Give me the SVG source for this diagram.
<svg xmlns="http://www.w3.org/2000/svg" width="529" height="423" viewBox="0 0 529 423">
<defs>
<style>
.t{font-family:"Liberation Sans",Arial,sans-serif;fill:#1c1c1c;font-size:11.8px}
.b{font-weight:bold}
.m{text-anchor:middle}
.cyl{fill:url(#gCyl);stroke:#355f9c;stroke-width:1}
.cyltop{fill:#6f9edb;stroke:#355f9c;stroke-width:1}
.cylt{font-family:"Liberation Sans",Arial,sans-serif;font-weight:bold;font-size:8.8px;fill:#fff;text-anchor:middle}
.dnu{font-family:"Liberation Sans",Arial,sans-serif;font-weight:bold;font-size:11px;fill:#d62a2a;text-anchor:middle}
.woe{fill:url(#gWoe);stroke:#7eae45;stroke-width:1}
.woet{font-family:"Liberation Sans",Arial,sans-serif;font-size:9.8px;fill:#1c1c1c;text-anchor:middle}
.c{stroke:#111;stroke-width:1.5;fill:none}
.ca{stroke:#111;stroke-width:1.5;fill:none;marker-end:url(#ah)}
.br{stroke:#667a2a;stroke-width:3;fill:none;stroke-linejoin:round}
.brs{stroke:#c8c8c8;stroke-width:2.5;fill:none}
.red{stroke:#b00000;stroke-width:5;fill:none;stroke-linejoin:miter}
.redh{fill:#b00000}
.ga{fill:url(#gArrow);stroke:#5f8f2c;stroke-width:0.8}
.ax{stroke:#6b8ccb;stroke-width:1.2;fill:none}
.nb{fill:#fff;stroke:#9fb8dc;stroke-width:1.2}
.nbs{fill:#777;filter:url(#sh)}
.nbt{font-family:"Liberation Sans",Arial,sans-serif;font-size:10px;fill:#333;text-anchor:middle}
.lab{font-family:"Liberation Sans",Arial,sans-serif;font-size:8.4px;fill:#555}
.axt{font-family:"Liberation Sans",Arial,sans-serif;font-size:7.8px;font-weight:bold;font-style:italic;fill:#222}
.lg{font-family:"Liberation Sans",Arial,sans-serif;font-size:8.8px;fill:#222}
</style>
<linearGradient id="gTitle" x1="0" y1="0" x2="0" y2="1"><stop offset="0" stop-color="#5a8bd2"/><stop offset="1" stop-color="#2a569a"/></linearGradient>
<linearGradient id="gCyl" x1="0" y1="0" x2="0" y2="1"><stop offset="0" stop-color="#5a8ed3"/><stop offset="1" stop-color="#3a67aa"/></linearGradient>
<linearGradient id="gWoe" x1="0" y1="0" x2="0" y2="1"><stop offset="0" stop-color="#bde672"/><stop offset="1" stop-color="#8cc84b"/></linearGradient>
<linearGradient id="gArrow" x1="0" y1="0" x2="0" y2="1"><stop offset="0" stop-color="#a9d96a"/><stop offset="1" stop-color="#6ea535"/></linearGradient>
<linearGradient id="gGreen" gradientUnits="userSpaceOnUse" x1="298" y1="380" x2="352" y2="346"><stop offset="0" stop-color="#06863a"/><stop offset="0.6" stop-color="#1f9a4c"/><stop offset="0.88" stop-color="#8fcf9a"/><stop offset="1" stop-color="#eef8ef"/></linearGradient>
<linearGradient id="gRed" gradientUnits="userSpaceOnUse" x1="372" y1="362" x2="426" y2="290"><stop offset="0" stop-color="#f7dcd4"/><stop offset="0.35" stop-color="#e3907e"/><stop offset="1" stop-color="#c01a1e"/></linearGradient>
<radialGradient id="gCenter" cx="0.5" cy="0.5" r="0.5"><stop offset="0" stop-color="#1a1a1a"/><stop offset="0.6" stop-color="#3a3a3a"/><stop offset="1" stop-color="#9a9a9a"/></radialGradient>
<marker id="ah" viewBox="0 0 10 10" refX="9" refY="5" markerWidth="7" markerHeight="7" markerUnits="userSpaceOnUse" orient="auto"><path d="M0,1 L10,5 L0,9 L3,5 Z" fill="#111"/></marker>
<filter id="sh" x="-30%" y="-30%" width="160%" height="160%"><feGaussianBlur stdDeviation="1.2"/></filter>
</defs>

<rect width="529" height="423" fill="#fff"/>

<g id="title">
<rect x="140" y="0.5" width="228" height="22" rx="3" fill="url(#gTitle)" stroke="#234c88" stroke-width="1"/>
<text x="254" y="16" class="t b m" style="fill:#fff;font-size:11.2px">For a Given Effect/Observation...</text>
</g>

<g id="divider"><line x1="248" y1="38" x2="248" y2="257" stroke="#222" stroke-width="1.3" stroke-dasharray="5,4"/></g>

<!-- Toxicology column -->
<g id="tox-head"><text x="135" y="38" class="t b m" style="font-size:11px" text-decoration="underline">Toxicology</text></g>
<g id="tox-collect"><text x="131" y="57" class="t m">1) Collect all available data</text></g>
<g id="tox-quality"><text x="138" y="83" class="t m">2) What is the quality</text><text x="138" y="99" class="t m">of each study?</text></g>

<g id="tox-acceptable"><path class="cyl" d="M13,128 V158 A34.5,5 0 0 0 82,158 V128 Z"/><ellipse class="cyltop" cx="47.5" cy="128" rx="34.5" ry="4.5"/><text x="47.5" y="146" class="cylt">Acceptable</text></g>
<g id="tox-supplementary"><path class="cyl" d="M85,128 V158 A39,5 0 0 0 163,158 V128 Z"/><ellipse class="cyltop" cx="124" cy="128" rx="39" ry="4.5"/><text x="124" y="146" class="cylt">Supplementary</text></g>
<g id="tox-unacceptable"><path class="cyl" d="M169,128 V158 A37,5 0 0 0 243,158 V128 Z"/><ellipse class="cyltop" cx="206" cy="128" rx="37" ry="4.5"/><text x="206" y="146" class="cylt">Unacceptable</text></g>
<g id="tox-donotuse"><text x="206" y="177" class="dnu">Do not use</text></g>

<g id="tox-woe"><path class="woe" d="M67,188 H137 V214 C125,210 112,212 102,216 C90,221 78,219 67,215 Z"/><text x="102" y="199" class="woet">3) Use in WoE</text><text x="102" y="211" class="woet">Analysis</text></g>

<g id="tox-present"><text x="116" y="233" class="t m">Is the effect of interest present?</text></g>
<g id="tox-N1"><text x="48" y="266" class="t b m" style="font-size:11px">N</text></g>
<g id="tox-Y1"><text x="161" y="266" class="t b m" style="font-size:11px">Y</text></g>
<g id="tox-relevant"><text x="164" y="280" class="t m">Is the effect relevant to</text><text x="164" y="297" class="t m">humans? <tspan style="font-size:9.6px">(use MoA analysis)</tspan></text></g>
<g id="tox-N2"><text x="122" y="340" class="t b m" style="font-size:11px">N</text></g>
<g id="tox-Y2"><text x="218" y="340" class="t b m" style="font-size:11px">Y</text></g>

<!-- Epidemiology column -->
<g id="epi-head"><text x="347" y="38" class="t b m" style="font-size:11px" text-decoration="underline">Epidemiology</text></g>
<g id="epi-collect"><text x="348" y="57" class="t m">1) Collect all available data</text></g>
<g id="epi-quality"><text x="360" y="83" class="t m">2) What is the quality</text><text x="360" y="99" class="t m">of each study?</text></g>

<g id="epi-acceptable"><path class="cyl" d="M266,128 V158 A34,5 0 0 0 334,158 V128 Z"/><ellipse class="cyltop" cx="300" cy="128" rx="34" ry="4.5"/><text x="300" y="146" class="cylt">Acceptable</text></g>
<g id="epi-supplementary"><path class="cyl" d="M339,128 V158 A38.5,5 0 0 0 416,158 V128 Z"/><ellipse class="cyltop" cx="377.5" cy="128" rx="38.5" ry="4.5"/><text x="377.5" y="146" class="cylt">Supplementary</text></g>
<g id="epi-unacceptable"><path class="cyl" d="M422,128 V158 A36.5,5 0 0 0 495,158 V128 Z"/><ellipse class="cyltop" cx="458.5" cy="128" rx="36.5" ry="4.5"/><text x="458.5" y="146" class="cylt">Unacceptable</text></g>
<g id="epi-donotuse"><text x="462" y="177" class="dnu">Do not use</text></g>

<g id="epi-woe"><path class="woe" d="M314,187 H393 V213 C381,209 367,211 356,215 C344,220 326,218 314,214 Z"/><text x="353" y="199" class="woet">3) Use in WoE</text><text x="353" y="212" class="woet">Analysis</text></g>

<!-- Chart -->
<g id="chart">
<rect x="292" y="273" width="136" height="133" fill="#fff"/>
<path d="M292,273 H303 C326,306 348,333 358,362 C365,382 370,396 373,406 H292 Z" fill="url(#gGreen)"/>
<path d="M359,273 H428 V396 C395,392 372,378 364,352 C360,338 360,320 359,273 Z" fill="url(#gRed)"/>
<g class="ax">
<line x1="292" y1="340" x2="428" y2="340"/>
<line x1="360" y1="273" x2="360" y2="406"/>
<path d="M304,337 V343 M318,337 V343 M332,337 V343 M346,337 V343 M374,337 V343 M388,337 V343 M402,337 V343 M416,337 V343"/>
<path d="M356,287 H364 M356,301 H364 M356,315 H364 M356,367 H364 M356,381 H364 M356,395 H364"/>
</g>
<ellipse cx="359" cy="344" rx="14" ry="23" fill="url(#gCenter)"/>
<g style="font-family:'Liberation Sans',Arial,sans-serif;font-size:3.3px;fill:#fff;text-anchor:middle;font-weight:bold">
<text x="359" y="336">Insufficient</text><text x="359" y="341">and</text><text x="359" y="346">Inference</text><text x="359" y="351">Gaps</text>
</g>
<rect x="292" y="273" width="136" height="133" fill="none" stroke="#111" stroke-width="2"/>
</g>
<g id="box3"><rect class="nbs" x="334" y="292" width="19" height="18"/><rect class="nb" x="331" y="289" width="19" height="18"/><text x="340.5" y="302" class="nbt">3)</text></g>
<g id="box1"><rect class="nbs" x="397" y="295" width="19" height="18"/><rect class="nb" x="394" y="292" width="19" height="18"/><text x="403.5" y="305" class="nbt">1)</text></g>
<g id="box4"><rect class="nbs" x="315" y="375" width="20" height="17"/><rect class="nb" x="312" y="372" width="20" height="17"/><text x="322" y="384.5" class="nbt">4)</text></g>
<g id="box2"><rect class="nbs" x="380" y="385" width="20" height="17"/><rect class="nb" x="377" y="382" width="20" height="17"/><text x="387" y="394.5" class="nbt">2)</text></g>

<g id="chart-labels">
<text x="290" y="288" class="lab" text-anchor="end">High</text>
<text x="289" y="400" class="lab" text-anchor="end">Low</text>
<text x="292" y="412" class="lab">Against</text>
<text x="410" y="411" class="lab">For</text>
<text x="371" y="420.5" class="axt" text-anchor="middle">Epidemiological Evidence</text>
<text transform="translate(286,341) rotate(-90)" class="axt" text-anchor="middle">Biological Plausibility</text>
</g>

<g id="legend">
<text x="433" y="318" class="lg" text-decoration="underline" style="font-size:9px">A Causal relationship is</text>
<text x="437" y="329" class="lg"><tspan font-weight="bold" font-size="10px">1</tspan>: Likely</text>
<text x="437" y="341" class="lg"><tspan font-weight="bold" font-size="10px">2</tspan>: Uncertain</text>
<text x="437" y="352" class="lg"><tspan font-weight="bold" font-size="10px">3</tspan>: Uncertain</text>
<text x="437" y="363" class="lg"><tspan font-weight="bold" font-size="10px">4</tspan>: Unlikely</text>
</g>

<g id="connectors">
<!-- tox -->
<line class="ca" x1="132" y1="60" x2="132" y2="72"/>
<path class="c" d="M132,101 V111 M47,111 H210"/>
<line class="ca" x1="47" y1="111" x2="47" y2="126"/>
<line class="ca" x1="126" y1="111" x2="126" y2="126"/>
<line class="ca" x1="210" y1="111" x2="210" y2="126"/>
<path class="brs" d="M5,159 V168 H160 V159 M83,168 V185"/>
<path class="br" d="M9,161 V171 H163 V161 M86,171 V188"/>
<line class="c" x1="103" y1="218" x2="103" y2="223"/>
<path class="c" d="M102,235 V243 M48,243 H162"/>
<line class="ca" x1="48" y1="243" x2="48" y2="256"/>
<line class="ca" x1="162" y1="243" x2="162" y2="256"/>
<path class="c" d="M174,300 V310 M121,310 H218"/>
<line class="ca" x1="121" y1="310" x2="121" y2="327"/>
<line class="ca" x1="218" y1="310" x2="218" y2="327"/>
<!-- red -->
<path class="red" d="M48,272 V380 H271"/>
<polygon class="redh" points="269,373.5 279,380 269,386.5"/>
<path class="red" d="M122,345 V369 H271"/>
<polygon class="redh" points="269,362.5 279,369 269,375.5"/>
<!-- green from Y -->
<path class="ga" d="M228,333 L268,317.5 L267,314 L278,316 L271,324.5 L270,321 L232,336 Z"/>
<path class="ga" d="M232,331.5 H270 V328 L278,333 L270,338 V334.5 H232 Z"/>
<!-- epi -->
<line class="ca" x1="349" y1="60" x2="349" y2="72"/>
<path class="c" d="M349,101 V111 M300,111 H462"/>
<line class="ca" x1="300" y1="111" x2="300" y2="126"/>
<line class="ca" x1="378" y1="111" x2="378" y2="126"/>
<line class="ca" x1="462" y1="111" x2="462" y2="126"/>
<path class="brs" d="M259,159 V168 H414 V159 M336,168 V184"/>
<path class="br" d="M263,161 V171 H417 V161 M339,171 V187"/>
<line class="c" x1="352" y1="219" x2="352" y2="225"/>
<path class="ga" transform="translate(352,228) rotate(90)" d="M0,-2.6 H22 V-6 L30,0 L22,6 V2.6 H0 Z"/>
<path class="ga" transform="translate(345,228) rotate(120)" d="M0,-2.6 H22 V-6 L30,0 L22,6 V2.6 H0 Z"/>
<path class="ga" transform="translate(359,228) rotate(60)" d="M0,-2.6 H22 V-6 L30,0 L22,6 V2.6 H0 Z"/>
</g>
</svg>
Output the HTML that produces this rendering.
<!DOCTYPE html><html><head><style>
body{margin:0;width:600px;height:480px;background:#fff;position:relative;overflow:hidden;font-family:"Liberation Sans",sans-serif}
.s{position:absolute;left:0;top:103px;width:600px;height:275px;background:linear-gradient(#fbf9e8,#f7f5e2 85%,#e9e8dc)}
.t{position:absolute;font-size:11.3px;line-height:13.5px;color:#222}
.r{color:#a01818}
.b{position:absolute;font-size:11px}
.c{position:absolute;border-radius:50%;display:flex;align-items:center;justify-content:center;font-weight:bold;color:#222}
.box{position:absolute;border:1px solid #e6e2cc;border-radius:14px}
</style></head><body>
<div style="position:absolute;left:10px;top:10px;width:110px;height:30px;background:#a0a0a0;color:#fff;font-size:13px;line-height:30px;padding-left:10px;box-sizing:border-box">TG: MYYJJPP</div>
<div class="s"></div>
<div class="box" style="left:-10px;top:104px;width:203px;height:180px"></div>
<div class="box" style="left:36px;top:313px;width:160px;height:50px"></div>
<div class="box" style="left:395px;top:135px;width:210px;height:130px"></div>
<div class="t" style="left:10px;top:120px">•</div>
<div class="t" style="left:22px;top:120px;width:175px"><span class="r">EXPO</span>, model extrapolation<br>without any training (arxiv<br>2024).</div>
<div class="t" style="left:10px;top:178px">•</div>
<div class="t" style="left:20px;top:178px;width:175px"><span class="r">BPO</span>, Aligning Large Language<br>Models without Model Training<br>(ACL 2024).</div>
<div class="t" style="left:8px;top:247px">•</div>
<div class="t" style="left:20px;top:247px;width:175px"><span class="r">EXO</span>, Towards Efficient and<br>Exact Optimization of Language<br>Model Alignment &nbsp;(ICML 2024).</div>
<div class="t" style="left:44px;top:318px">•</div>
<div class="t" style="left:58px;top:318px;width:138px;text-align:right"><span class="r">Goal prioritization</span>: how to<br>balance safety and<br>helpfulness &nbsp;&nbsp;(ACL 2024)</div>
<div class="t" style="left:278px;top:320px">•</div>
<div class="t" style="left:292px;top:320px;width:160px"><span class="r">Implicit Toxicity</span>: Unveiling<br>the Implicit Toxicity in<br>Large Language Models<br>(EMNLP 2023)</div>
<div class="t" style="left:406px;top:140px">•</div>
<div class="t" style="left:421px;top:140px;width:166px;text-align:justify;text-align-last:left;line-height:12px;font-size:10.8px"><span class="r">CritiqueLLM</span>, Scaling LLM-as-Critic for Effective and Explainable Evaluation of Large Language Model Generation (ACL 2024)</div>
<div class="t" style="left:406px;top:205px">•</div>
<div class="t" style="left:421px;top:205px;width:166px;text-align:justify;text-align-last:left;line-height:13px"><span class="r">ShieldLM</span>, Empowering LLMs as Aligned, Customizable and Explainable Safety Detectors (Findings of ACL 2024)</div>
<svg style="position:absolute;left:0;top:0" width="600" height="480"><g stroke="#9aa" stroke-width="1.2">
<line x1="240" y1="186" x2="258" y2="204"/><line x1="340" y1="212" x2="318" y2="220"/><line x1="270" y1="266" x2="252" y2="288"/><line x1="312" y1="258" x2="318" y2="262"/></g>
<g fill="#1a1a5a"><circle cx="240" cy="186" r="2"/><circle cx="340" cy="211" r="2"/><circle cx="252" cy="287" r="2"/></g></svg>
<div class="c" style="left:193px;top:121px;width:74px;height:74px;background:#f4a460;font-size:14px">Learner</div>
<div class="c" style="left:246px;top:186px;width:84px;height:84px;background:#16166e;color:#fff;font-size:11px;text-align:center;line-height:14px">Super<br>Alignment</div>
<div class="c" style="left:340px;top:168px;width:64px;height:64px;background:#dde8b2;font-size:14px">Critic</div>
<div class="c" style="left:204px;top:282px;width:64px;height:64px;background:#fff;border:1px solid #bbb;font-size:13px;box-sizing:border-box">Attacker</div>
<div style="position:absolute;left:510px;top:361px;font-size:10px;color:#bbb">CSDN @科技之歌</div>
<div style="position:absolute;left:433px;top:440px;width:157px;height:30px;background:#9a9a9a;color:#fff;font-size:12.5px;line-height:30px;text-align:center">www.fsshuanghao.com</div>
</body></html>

# # #

Extract all lines of the records above that include "this".

Finished answer =>
Give me the SVG source for this diagram.
Output the HTML that produces this rendering.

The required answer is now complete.